-- Begin DATA --

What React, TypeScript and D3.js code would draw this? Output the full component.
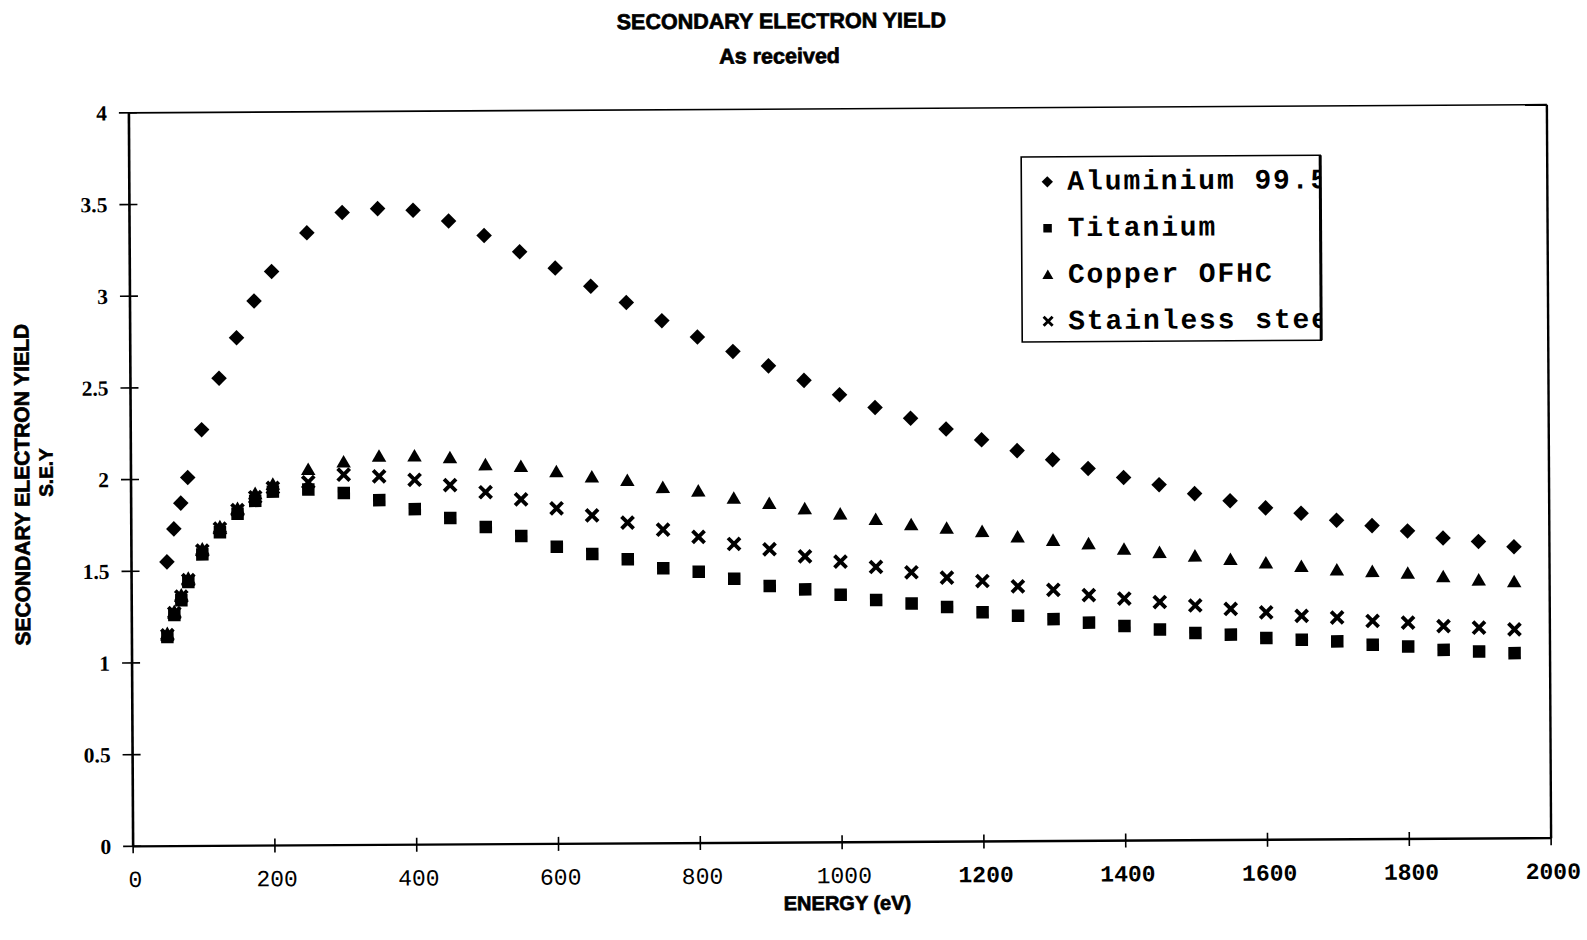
import React from 'react';
import * as d3 from 'd3';

// Primary energy of the incident beam (eV)
const energy = [
  50, 60, 70, 80, 100, 125, 150, 175, 200,
  250, 300, 350, 400, 450, 500, 550, 600, 650, 700,
  750, 800, 850, 900, 950, 1000, 1050, 1100, 1150, 1200,
  1250, 1300, 1350, 1400, 1450, 1500, 1550, 1600, 1650, 1700,
  1750, 1800, 1850, 1900, 1950,
];

// Secondary electron yield per material, one value per energy above
const aluminium = [
  1.55, 1.73, 1.87, 2.01, 2.27, 2.55, 2.77, 2.97, 3.13,
  3.34, 3.45, 3.47, 3.46, 3.40, 3.32, 3.23, 3.14, 3.04, 2.95,
  2.85, 2.76, 2.68, 2.60, 2.52, 2.44, 2.37, 2.31, 2.25, 2.19,
  2.13, 2.08, 2.03, 1.98, 1.94, 1.89, 1.85, 1.81, 1.78, 1.74,
  1.71, 1.68, 1.64, 1.62, 1.59,
];
const titanium = [
  1.14, 1.26, 1.34, 1.44, 1.59, 1.71, 1.81, 1.88, 1.93,
  1.94, 1.92, 1.88, 1.83, 1.78, 1.73, 1.68, 1.62, 1.58, 1.55,
  1.50, 1.48, 1.44, 1.40, 1.38, 1.35, 1.32, 1.30, 1.28, 1.25,
  1.23, 1.21, 1.19, 1.17, 1.15, 1.13, 1.12, 1.10, 1.09, 1.08,
  1.06, 1.05, 1.03, 1.02, 1.01,
];
const copper = [
  1.16, 1.28, 1.37, 1.46, 1.62, 1.74, 1.84, 1.92, 1.97,
  2.05, 2.09, 2.12, 2.12, 2.11, 2.07, 2.06, 2.03, 2.00, 1.98,
  1.94, 1.92, 1.88, 1.85, 1.82, 1.79, 1.76, 1.73, 1.71, 1.69,
  1.66, 1.64, 1.62, 1.59, 1.57, 1.55, 1.53, 1.51, 1.49, 1.47,
  1.46, 1.45, 1.43, 1.41, 1.40,
];
const stainless = [
  1.15, 1.27, 1.36, 1.45, 1.61, 1.73, 1.83, 1.90, 1.95,
  1.98, 2.02, 2.01, 1.99, 1.96, 1.92, 1.88, 1.83, 1.79, 1.75,
  1.71, 1.67, 1.63, 1.60, 1.56, 1.53, 1.50, 1.47, 1.44, 1.42,
  1.39, 1.37, 1.34, 1.32, 1.30, 1.28, 1.26, 1.24, 1.22, 1.21,
  1.19, 1.18, 1.16, 1.15, 1.14,
];

const seriesNames = ['Aluminium 99.5%', 'Titanium', 'Copper OFHC', 'Stainless steel'];
const seriesMarkers = ['diamond', 'square', 'triangle', 'cross'];

const xTicks = [0, 200, 400, 600, 800, 1000, 1200, 1400, 1600, 1800, 2000];
const yTicks = [0, 0.5, 1, 1.5, 2, 2.5, 3, 3.5, 4];

const title = 'SECONDARY ELECTRON YIELD';
const subtitle = 'As received';
const xTitle = 'ENERGY (eV)';
const yTitle = 'SECONDARY ELECTRON YIELD';
const yTitle2 = 'S.E.Y';

const W = 1587;
const H = 940;
const plot = { left: 131, right: 1549, top: 108.75, bottom: 842.25 };
const tilt = -0.33;
const cx = 840;
const cy = 475.5;

const sans = '"Liberation Sans", Arial, sans-serif';
const mono = '"Liberation Mono", "Courier New", monospace';
const serif = '"Liberation Serif", "Times New Roman", serif';

function markerPath(kind: string, size: number): string {
  if (kind === 'diamond' || kind === 'square') {
    return d3.symbol(d3.symbolSquare, size * size)() as string;
  }
  if (kind === 'triangle') {
    return d3.symbol(d3.symbolTriangle, 0.433 * size * size)() as string;
  }
  const s = size / 2;
  return `M${-s},${-s}L${s},${s}M${-s},${s}L${s},${-s}`;
}

function Marker({ kind, x, y, size }: { kind: string; x: number; y: number; size: number }) {
  const d = markerPath(kind, size);
  if (kind === 'cross') {
    return (
      <path d={d} transform={`translate(${x},${y})`} stroke="#000" strokeWidth={size * 0.32} fill="none" />
    );
  }
  const rot = kind === 'diamond' ? ' rotate(45)' : '';
  const dy = kind === 'triangle' ? size * 0.1 : 0;
  return <path d={d} transform={`translate(${x},${y + dy})${rot}`} fill="#000" />;
}

export default function App() {
  const x = d3.scaleLinear().domain([0, 2000]).range([plot.left, plot.right]);
  const y = d3.scaleLinear().domain([0, 4]).range([plot.bottom, plot.top]);

  const series = [aluminium, titanium, copper, stainless];
  const plotSizes = [11, 12.5, 14.5, 12];
  const legendSizes = [8, 8.5, 11, 9];

  const legend = { left: 1023, top: 158, right: 1322, bottom: 343 };
  const rowY = (i: number) => 183 + i * 46.5;

  return (
    <svg
      width={W}
      height={H}
      viewBox={`0 0 ${W} ${H}`}
      style={{ position: 'absolute', left: 0, top: 0, background: '#fff' }}
    >
      <defs>
        <clipPath id="legend-clip">
          <rect x={legend.left} y={legend.top} width={legend.right - legend.left - 1} height={legend.bottom - legend.top} />
        </clipPath>
      </defs>
      <rect width={W} height={H} fill="#fff" />
      <g transform={`rotate(${tilt} ${cx} ${cy})`}>
        {/* titles */}
        <text x={784} y={28} textAnchor="middle" fontFamily={sans} fontWeight="bold" fontSize={21.5}
          stroke="#000" strokeWidth={0.7} fill="#000">{title}</text>
        <text x={782} y={63} textAnchor="middle" fontFamily={sans} fontWeight="bold" fontSize={21.5}
          stroke="#000" strokeWidth={0.7} fill="#000">{subtitle}</text>

        {/* plot frame */}
        <line x1={plot.left} x2={plot.right} y1={plot.top} y2={plot.top} stroke="#000" strokeWidth={1.6} />
        <line x1={plot.right} x2={plot.right} y1={plot.top} y2={plot.bottom} stroke="#000" strokeWidth={2.4} />
        <line x1={plot.left} x2={plot.right} y1={plot.bottom} y2={plot.bottom} stroke="#000" strokeWidth={2.4} />
        <line x1={plot.left} x2={plot.left} y1={plot.top} y2={plot.bottom} stroke="#000" strokeWidth={2.6} />

        {/* y axis ticks and labels */}
        {yTicks.map((t) => (
          <g key={`y${t}`}>
            <line x1={plot.left - 10} x2={plot.left + 8} y1={y(t)} y2={y(t)} stroke="#000" strokeWidth={1.6} />
            <text x={plot.left - 22} y={y(t)} dy="0.35em" textAnchor="end" fontFamily={serif}
              fontWeight="bold" fontSize={21.5} fill="#000">{String(t)}</text>
          </g>
        ))}

        {/* x axis ticks and labels */}
        {xTicks.map((t) => (
          <g key={`x${t}`}>
            <line x1={x(t)} x2={x(t)} y1={plot.bottom - 7} y2={plot.bottom + 7} stroke="#000" strokeWidth={1.6} />
            <text x={x(t) + 2} y={883} textAnchor="middle" fontFamily={mono} fontSize={23}
              fontWeight={t >= 1200 ? 'bold' : 'normal'} fill="#000">{String(t)}</text>
          </g>
        ))}

        {/* axis titles */}
        <text x={845} y={910} textAnchor="middle" fontFamily={sans} fontWeight="bold" fontSize={20}
          stroke="#000" strokeWidth={0.7} fill="#000">{xTitle}</text>
        <text transform={`translate(22,480) rotate(-90)`} textAnchor="middle" dy="0.35em"
          fontFamily={sans} fontWeight="bold" fontSize={21} stroke="#000" strokeWidth={0.7} fill="#000">{yTitle}</text>
        <text transform={`translate(46,468) rotate(-90)`} textAnchor="middle" dy="0.35em"
          fontFamily={sans} fontWeight="bold" fontSize={19} stroke="#000" strokeWidth={0.7} fill="#000">{yTitle2}</text>

        {/* data points */}
        {series.map((vals, si) => (
          <g key={`s${si}`}>
            {vals.map((v, i) => (
              <Marker key={i} kind={seriesMarkers[si]} x={x(energy[i])} y={y(v)} size={plotSizes[si]} />
            ))}
          </g>
        ))}

        {/* legend */}
        <rect x={legend.left} y={legend.top} width={legend.right - legend.left} height={legend.bottom - legend.top}
          fill="#fff" stroke="#000" strokeWidth={1.6} />
        <line x1={legend.right} x2={legend.right} y1={legend.top} y2={legend.bottom} stroke="#000" strokeWidth={3} />
        <g clipPath="url(#legend-clip)">
          {seriesNames.map((name, i) => (
            <g key={name}>
              <Marker kind={seriesMarkers[i]} x={1049} y={rowY(i)} size={legendSizes[i]} />
              <text x={1069} y={rowY(i) + 8} fontFamily={mono} fontWeight="bold" fontSize={28}
                letterSpacing={1.9} fill="#000">{name}</text>
            </g>
          ))}
        </g>
      </g>
    </svg>
  );
}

-- End DATA --

WORK REQUIRED> Copy each line in the data that holds the word "React".

OUTPUT BELOW>
What React, TypeScript and D3.js code would draw this? Output the full component.
import React from 'react';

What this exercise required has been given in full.